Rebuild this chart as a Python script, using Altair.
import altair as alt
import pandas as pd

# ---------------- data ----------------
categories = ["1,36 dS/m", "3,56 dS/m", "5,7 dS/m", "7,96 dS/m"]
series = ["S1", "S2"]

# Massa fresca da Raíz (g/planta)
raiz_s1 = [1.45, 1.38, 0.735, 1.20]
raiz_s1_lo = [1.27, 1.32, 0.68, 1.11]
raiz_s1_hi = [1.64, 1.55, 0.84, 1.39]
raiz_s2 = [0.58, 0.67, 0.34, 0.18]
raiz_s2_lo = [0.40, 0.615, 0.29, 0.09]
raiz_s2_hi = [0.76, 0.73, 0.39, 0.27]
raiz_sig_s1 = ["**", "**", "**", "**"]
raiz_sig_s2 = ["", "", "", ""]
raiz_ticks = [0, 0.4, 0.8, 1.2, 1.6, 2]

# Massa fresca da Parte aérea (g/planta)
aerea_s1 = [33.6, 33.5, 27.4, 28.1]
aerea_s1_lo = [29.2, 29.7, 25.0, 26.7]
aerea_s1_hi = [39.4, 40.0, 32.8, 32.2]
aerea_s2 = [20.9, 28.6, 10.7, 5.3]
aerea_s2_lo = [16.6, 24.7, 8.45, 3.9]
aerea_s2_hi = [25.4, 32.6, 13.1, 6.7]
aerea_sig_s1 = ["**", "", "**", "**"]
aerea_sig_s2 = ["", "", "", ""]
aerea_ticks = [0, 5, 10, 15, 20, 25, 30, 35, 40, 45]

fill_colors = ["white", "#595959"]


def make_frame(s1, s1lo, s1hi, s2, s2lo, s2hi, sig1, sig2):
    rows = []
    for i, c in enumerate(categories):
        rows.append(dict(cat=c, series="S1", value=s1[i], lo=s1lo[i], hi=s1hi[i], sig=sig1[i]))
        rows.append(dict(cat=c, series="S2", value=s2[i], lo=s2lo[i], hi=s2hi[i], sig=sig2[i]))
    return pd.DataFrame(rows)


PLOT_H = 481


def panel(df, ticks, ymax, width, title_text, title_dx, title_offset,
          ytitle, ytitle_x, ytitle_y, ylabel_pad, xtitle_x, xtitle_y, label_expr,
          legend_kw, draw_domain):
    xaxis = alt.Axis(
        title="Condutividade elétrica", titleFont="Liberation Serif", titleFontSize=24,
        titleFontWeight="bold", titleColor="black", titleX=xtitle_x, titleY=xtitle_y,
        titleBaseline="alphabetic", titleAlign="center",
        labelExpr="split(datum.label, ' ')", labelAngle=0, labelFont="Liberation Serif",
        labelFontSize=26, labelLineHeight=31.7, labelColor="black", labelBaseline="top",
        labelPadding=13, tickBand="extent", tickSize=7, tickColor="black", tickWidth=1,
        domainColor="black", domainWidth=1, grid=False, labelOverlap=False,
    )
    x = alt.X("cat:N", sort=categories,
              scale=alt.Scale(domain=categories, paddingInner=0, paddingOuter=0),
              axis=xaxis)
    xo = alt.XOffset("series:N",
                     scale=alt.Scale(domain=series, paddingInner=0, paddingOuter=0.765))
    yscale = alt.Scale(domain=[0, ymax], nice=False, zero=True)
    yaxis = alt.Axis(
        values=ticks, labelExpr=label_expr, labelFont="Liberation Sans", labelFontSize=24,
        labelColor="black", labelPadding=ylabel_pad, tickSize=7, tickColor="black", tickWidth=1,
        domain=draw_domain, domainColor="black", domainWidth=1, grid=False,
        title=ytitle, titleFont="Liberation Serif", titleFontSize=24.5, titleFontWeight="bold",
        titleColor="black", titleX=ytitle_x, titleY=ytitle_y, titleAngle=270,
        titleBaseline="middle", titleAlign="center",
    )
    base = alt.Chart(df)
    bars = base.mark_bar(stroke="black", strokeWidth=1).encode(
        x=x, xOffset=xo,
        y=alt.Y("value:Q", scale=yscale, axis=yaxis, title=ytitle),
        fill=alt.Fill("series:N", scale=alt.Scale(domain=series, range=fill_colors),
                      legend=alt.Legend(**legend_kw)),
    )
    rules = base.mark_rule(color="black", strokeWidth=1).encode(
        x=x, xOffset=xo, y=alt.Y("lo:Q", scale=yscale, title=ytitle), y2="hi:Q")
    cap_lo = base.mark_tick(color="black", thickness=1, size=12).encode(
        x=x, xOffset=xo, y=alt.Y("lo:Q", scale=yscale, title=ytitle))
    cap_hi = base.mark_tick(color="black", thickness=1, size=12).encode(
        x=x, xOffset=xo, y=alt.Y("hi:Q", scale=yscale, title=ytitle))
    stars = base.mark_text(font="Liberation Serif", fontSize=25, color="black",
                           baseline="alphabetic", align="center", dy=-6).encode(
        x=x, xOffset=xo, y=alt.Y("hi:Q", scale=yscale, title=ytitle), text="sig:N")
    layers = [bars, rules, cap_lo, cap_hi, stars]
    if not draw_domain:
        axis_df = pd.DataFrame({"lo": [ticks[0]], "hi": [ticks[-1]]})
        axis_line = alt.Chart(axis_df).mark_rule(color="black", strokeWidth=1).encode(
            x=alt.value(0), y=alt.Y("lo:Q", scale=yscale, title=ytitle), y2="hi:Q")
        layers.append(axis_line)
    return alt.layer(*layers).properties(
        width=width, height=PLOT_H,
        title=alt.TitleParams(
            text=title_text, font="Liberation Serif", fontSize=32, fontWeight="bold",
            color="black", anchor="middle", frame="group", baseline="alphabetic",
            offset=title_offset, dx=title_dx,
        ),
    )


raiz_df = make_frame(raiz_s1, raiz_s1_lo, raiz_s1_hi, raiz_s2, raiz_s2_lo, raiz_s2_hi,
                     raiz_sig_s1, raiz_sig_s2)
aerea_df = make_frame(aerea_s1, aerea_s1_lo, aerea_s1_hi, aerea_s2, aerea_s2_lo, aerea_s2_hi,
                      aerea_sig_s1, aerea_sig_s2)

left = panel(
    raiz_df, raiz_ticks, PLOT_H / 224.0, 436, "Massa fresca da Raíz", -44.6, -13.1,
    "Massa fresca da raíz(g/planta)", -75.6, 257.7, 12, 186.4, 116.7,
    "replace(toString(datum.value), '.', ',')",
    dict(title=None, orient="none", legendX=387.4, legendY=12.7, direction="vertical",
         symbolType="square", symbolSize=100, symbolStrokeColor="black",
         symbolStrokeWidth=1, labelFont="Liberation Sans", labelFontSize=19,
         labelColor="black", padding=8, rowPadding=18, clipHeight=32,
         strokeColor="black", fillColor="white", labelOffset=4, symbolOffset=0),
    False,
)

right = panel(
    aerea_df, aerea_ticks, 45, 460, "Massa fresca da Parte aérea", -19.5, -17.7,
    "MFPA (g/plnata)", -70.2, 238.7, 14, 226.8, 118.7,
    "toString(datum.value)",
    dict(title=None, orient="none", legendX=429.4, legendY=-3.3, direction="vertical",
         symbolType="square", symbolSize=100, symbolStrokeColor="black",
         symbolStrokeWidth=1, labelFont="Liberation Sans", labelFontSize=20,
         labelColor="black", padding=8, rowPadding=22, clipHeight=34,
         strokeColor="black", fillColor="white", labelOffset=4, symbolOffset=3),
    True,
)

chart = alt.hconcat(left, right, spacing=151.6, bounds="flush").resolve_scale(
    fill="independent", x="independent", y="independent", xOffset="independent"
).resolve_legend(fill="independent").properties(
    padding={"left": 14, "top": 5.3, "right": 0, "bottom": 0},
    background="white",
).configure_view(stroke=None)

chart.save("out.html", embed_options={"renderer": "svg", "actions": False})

= = = = =

Only the lines from the first line of the material above through the line that contains "raiz_ticks = [0, 0.4, 0.8, 1.2, 1.6, 2]" should be quoted, each one exactly.

Rebuild this chart as a Python script, using Altair.
import altair as alt
import pandas as pd

# ---------------- data ----------------
categories = ["1,36 dS/m", "3,56 dS/m", "5,7 dS/m", "7,96 dS/m"]
series = ["S1", "S2"]

# Massa fresca da Raíz (g/planta)
raiz_s1 = [1.45, 1.38, 0.735, 1.20]
raiz_s1_lo = [1.27, 1.32, 0.68, 1.11]
raiz_s1_hi = [1.64, 1.55, 0.84, 1.39]
raiz_s2 = [0.58, 0.67, 0.34, 0.18]
raiz_s2_lo = [0.40, 0.615, 0.29, 0.09]
raiz_s2_hi = [0.76, 0.73, 0.39, 0.27]
raiz_sig_s1 = ["**", "**", "**", "**"]
raiz_sig_s2 = ["", "", "", ""]
raiz_ticks = [0, 0.4, 0.8, 1.2, 1.6, 2]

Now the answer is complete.